• _Task prompt_:
Word for word, give the material below again, minus any images.

• _Source material_:

/---

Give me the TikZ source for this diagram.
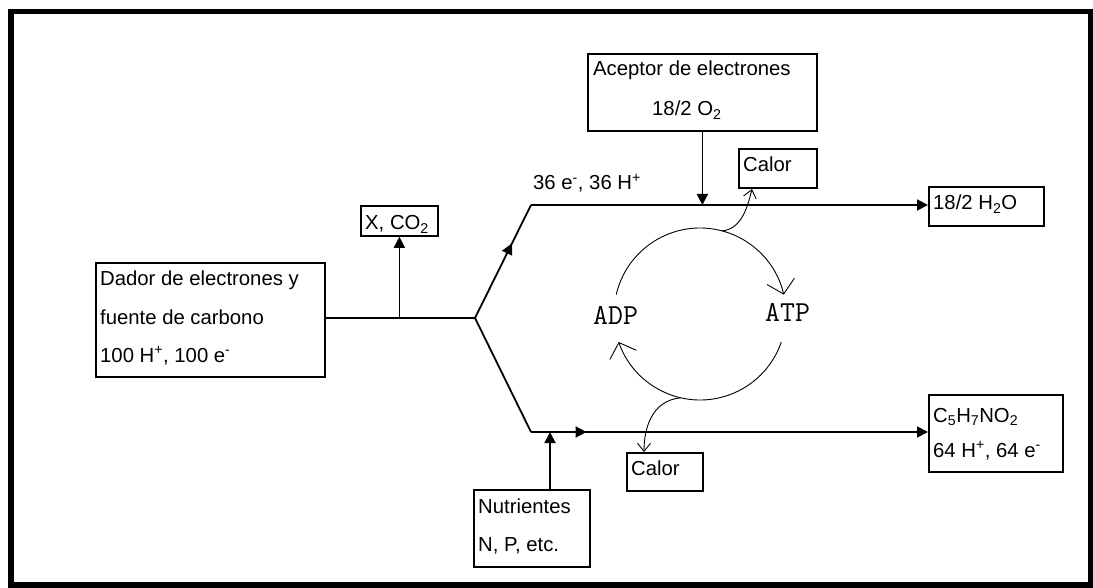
\documentclass[tikz,border=0pt]{standalone}
\usepackage{fontspec}
\setmainfont{Liberation Sans}
\usetikzlibrary{arrows.meta,decorations.markings}
\newcommand\supx[1]{\textsuperscript{#1}}
\newcommand\subx[1]{\textsubscript{#1}}
\begin{document}
\begin{tikzpicture}[x=1pt,y=-1pt,
  box/.style={draw, line width=1.8pt, inner sep=0pt, anchor=north west},
  txt/.style={anchor=base west, inner sep=0pt, font=\fontsize{20.3}{24}\selectfont},
  mono/.style={anchor=base west, inner sep=0pt, font=\ttfamily\fontsize{29}{32}\selectfont},
  conn/.style={line width=1.8pt},
  arr/.style={conn, -{Triangle[length=11pt,width=11pt]}},
  midarr/.style={postaction={decorate}, decoration={markings,
     mark=at position #1 with {\arrow{Triangle[length=11pt,width=11pt]}}}},
  cyc/.style={line width=0.9pt, -{Straight Barb[length=13pt,width=28pt,line width=0.9pt]}},
  heat/.style={line width=0.9pt, -{Straight Barb[length=8pt,width=13pt,line width=0.9pt]}}
]
\useasboundingbox (0,0) rectangle (1093,588);
\draw[line width=5.5pt] (11,11.5) rectangle (1091,585);

% boxes
\node[box, minimum width=229pt, minimum height=114pt] (dador) at (95,262) {};
\node[box, minimum width=229pt, minimum height=77pt] (acep) at (587,53) {};
\node[box, minimum width=78pt, minimum height=39pt] (calor1) at (738,148) {};
\node[box, minimum width=77pt, minimum height=30pt] (xco) at (360,205) {};
\node[box, minimum width=115pt, minimum height=39pt] (h2o) at (928,186) {};
\node[box, minimum width=134pt, minimum height=77pt] (c5) at (928,394) {};
\node[box, minimum width=116pt, minimum height=77pt] (nutr) at (473,489) {};
\node[box, minimum width=76pt, minimum height=38pt] (calor2) at (626,452) {};

% texts
\node[txt] (d1) at (100,286) {Dador de electrones y};
\node[txt] (d2) at (100,324) {fuente de carbono};
\node[txt] (d3) at (100,362) {100 H\supx{+}, 100 e\supx{-}};
\node[txt] (a1) at (593,76) {Aceptor de electrones};
\node[txt] (a2) at (652,116) {18/2 O\subx{2}};
\node[txt] (c1) at (743,172) {Calor};
\node[txt] (x1) at (365,230) {X, CO\subx{2}};
\node[txt] (h1) at (933,210) {18/2 H\subx{2}O};
\node[txt] (p1) at (933,422) {C\subx{5}H\subx{7}NO\subx{2}};
\node[txt] (p2) at (933,457) {64 H\supx{+}, 64 e\supx{-}};
\node[txt] (n1) at (478,513) {Nutrientes};
\node[txt] (n2) at (478,551) {N, P, etc.};
\node[txt] (c2) at (631,475) {Calor};
\node[txt] (lab) at (533,190) {36 e\supx{-}, 36 H\supx{+}};
\node[mono] (adp) at (593,324) {ADP};
\node[mono] (atp) at (765,321) {ATP};

% connectors
\coordinate (branch) at (475,318);
\coordinate (tc) at (531,205);
\coordinate (bc) at (531,432);
\coordinate (nin) at (550,432);
\coordinate (cc) at (700,314);

\draw[conn] (dador.east |- branch) -- (branch);
\draw[arr] (xco.south |- branch) -- (xco.south);
\draw[conn, midarr=0.66] (branch) -- (tc);
\draw[arr] (tc) -- (h2o.west |- tc);
\draw[arr] (acep.south) -- (acep.south |- tc);
\draw[conn] (branch) -- (bc);
\draw[arr, midarr=0.14] (bc) -- (c5.west |- bc);
\draw[arr] (nin |- nutr.north) -- (nin);

% ATP cycle
\draw[cyc] (cc) ++(-167:86) arc[start angle=-167, end angle=-13, radius=86];
\draw[cyc] (cc) ++(19:86) arc[start angle=19, end angle=161, radius=86];

% heat
\draw[heat] (cc) ++(-75:86) .. controls +(20,-2) and +(-4,16) .. (752,189);
\draw[heat] (cc) ++(103:86) .. controls +(-30,3) and +(0,-22) .. (calor2.north -| 644,0);
\end{tikzpicture}
\end{document}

\---

• _Answer to the problem_:
Give me the TikZ source for this diagram.
\documentclass[tikz,border=0pt]{standalone}
\usepackage{fontspec}
\setmainfont{Liberation Sans}
\usetikzlibrary{arrows.meta,decorations.markings}
\newcommand\supx[1]{\textsuperscript{#1}}
\newcommand\subx[1]{\textsubscript{#1}}
\begin{document}
\begin{tikzpicture}[x=1pt,y=-1pt,
  box/.style={draw, line width=1.8pt, inner sep=0pt, anchor=north west},
  txt/.style={anchor=base west, inner sep=0pt, font=\fontsize{20.3}{24}\selectfont},
  mono/.style={anchor=base west, inner sep=0pt, font=\ttfamily\fontsize{29}{32}\selectfont},
  conn/.style={line width=1.8pt},
  arr/.style={conn, -{Triangle[length=11pt,width=11pt]}},
  midarr/.style={postaction={decorate}, decoration={markings,
     mark=at position #1 with {\arrow{Triangle[length=11pt,width=11pt]}}}},
  cyc/.style={line width=0.9pt, -{Straight Barb[length=13pt,width=28pt,line width=0.9pt]}},
  heat/.style={line width=0.9pt, -{Straight Barb[length=8pt,width=13pt,line width=0.9pt]}}
]
\useasboundingbox (0,0) rectangle (1093,588);
\draw[line width=5.5pt] (11,11.5) rectangle (1091,585);

% boxes
\node[box, minimum width=229pt, minimum height=114pt] (dador) at (95,262) {};
\node[box, minimum width=229pt, minimum height=77pt] (acep) at (587,53) {};
\node[box, minimum width=78pt, minimum height=39pt] (calor1) at (738,148) {};
\node[box, minimum width=77pt, minimum height=30pt] (xco) at (360,205) {};
\node[box, minimum width=115pt, minimum height=39pt] (h2o) at (928,186) {};
\node[box, minimum width=134pt, minimum height=77pt] (c5) at (928,394) {};
\node[box, minimum width=116pt, minimum height=77pt] (nutr) at (473,489) {};
\node[box, minimum width=76pt, minimum height=38pt] (calor2) at (626,452) {};

% texts
\node[txt] (d1) at (100,286) {Dador de electrones y};
\node[txt] (d2) at (100,324) {fuente de carbono};
\node[txt] (d3) at (100,362) {100 H\supx{+}, 100 e\supx{-}};
\node[txt] (a1) at (593,76) {Aceptor de electrones};
\node[txt] (a2) at (652,116) {18/2 O\subx{2}};
\node[txt] (c1) at (743,172) {Calor};
\node[txt] (x1) at (365,230) {X, CO\subx{2}};
\node[txt] (h1) at (933,210) {18/2 H\subx{2}O};
\node[txt] (p1) at (933,422) {C\subx{5}H\subx{7}NO\subx{2}};
\node[txt] (p2) at (933,457) {64 H\supx{+}, 64 e\supx{-}};
\node[txt] (n1) at (478,513) {Nutrientes};
\node[txt] (n2) at (478,551) {N, P, etc.};
\node[txt] (c2) at (631,475) {Calor};
\node[txt] (lab) at (533,190) {36 e\supx{-}, 36 H\supx{+}};
\node[mono] (adp) at (593,324) {ADP};
\node[mono] (atp) at (765,321) {ATP};

% connectors
\coordinate (branch) at (475,318);
\coordinate (tc) at (531,205);
\coordinate (bc) at (531,432);
\coordinate (nin) at (550,432);
\coordinate (cc) at (700,314);

\draw[conn] (dador.east |- branch) -- (branch);
\draw[arr] (xco.south |- branch) -- (xco.south);
\draw[conn, midarr=0.66] (branch) -- (tc);
\draw[arr] (tc) -- (h2o.west |- tc);
\draw[arr] (acep.south) -- (acep.south |- tc);
\draw[conn] (branch) -- (bc);
\draw[arr, midarr=0.14] (bc) -- (c5.west |- bc);
\draw[arr] (nin |- nutr.north) -- (nin);

% ATP cycle
\draw[cyc] (cc) ++(-167:86) arc[start angle=-167, end angle=-13, radius=86];
\draw[cyc] (cc) ++(19:86) arc[start angle=19, end angle=161, radius=86];

% heat
\draw[heat] (cc) ++(-75:86) .. controls +(20,-2) and +(-4,16) .. (752,189);
\draw[heat] (cc) ++(103:86) .. controls +(-30,3) and +(0,-22) .. (calor2.north -| 644,0);
\end{tikzpicture}
\end{document}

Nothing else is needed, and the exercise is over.